Of course, there are always hiccups in the process. Last year they excitedly sent off a new sofa design, only for the prototype to return comically small.
“It was just terribly wrong,” Hardiman laughs. “Because I don’t work in the physical most of the time, I sometimes get carried away with the aesthetic side, so it was the size of a kid’s sofa.”
The company now employs six staff and has two factories across Geelong. Timber production is done in-house, while other components like steel fabrication, wire bending and upholstering are outsourced to local businesses – though, as more local workshops close down, the goal is to eventually bring everything under the same roof.
Most pieces are made to order and offer extensive customisation – a boon for commercial clients. Hardiman likens their way of working to that of graphic designers. “We design a language, a silhouette. It’s up to the interior designer and architect to change the colours, patterns and fabrics.”
If the pair’s design process is a bit unorthodox, it’s only natural that their brand image and marketing follow suit.
There’s a cheeky sense of humour imbued in Dowel Jones, from product names – a stool with thick steel legs is deemed Sir Burly; another with a circular frame is Bradley Hooper – to the brand’s social media presence, where Hardiman likes to let loose his silliest and most absurd ideas.
On the Dowel Jones Instagram page, for example, you can watch the team hose down a chair at the car wash to show off the product’s sturdiness, use a floor lamp as a ramen bowl, or turn a scalloped side table into a cake (there are no discernible reasons for the latter hijinks, just your viewing pleasure perhaps).
When Covid rolled around, the brand also launched a competition called Design From Home, inviting anyone, regardless of experience, to submit a design for the chance to win prize money and to potentially see their creation realised.
It’s how the Big Friendly couch, a voluminous lounge with invitingly puffy arms, came to be. “We aim to be very approachable,” Lynch says, noting his pride for the community they’ve created, both online and in person.

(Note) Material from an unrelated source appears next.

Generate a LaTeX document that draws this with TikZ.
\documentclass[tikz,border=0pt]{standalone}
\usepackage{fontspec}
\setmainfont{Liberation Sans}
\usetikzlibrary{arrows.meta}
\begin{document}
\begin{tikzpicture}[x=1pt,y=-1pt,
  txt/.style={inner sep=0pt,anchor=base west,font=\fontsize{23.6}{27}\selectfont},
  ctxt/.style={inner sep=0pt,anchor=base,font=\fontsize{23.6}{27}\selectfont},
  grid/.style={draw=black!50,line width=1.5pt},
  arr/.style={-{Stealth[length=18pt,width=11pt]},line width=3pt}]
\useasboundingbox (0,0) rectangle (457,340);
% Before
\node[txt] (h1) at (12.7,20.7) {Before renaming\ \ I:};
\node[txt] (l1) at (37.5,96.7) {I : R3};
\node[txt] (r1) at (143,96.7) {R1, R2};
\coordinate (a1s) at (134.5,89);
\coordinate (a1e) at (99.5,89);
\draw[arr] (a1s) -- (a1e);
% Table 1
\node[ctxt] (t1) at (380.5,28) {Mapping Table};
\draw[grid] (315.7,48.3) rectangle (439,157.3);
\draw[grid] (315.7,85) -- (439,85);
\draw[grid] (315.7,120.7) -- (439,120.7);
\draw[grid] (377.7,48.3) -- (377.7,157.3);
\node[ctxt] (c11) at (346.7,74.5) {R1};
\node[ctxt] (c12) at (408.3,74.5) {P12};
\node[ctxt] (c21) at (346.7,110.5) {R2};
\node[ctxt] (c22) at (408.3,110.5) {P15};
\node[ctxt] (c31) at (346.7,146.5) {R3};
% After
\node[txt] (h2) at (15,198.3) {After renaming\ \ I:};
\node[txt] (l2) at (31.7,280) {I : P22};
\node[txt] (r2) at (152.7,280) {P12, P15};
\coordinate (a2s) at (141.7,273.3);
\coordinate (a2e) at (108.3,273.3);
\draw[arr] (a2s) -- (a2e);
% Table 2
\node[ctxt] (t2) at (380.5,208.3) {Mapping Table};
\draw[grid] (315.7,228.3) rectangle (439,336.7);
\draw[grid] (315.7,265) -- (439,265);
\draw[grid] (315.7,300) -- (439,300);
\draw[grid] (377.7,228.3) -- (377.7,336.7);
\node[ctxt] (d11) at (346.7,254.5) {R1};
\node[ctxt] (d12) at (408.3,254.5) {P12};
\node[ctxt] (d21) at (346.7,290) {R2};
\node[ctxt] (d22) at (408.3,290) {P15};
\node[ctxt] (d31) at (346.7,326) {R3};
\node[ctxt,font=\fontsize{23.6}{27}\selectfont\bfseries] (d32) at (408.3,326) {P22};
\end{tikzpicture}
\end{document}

Neither he nor Hardiman have aspirations for Dowel Jones to be a “behemoth business”, especially if doing so compromises their values. In 2018, an American company approached the pair to start exporting the brand’s designs.
They started sending 40-foot containers of Australian-made furniture to the US, but Lynch and Hardiman soon felt concerned about the carbon mileage they were racking up. In the end, they signed a partnership to manufacture the designs stateside, despite the cut in revenue.

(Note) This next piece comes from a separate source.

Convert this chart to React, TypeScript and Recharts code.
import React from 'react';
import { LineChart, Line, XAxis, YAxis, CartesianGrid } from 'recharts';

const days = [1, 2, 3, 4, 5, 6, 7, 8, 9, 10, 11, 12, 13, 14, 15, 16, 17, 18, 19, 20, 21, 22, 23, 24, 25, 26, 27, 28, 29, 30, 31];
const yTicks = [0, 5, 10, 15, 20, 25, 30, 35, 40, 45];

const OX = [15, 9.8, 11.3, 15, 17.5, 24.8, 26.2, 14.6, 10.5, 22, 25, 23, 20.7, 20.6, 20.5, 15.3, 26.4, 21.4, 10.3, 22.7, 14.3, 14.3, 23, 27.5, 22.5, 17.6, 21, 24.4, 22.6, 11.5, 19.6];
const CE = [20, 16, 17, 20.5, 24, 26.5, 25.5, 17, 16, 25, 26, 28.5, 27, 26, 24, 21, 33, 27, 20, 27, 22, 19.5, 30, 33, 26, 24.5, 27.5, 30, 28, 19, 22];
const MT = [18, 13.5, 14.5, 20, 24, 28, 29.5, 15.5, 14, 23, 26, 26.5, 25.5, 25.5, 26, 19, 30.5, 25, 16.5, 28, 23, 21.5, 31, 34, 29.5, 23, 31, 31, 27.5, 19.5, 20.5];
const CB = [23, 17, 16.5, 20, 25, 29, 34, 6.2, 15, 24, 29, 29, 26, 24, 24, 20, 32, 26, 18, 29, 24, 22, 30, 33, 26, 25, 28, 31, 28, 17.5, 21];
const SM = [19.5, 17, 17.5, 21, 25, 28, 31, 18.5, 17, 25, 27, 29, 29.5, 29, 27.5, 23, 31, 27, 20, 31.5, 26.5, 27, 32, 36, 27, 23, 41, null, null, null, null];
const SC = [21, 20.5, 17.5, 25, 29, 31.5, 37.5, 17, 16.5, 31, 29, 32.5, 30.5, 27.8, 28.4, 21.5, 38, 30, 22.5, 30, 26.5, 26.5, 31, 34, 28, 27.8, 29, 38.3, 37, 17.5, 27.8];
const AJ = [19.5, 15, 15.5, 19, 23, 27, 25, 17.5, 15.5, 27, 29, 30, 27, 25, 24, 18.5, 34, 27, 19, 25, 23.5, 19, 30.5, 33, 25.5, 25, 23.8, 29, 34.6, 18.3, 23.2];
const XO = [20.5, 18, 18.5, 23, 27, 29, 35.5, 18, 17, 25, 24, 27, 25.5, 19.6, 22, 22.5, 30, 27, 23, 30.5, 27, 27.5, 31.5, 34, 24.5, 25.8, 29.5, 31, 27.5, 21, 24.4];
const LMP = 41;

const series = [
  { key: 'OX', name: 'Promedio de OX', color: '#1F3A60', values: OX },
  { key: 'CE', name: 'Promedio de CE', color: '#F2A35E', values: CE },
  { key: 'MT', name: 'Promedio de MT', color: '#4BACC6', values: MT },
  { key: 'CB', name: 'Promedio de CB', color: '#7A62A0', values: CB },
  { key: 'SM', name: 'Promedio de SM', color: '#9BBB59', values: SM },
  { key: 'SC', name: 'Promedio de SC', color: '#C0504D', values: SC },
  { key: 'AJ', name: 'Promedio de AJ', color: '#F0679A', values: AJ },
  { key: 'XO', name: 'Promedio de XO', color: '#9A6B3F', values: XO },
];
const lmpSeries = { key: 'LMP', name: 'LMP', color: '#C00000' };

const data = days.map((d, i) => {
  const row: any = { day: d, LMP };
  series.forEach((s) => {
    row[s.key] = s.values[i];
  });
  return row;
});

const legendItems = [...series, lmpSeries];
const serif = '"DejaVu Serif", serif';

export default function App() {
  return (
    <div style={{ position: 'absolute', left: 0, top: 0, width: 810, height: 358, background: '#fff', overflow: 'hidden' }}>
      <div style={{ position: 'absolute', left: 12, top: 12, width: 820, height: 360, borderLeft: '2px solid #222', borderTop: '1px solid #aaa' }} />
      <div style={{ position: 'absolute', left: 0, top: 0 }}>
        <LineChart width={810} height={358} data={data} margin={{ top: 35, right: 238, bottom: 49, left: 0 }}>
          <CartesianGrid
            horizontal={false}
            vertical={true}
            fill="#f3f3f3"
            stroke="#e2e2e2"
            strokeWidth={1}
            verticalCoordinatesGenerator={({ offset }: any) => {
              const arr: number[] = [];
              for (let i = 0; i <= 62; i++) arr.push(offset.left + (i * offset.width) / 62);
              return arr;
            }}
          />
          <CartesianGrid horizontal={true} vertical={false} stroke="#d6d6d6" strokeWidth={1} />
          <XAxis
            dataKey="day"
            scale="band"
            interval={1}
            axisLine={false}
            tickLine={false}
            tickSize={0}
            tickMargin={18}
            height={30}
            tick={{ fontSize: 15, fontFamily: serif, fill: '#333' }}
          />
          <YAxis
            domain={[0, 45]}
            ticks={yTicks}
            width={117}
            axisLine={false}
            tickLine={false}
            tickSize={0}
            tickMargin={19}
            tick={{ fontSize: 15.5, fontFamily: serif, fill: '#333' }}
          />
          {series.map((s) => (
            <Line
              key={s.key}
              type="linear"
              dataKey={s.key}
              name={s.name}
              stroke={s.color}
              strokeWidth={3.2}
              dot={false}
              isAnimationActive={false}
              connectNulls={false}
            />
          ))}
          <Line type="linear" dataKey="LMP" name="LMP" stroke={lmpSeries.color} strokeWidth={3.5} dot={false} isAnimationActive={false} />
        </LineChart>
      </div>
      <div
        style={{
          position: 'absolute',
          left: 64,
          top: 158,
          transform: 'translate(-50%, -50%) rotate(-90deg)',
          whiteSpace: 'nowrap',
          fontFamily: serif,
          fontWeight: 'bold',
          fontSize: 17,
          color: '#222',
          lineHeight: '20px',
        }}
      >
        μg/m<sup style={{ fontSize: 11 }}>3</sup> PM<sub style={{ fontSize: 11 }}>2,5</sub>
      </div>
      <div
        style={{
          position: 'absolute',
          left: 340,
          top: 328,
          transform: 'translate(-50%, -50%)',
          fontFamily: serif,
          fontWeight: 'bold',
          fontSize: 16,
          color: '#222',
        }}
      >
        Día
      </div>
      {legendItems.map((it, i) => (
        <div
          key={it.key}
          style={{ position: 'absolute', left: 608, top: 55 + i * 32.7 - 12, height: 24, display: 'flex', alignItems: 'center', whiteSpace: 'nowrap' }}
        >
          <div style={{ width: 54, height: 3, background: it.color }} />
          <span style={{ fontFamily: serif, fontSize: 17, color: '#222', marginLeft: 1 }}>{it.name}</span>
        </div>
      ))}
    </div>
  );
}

The design duo’s primary interest lies in making furniture that stands the test of time, both physically and aesthetically. They like to test the former by literally throwing and smashing their designs (which also makes for fun viewing on social media).
“It has to be able to be sat on at an airport 1000 times a day and never break,” Hardiman says.
Aesthetic durability is trickier. In general, Dowel Jones pieces shy away from trends, and if a piece eventually does feel dated, it has at least been made in a way that makes reupholstering and repair an easy task. The pair even track Dowel Jones furniture on the second-hand market to see if their designs still resonate.
Hardiman says, “The point isn’t for us to try to sell more furniture – we don’t want people to get rid of it.”
When they look back at the last decade, Lynch and Hardiman are most proud of supporting businesses around them. The partnerships and collaborations, whether with manufacturers and fabricators, local artists or their online audience, have all contributed to Dowel Jones’s success.
The brand’s next collaboration is characteristically unexpected.
To celebrate its 10-year anniversary, Lynch and Hardiman will produce 10 different projects, one of which involves working with kids at Geelong’s Museum of Play and Art. “It’ll be a few hundred children creating this work,” Hardiman says with a smile. “They’re going to be the artists and we’ll be the manufacturers.”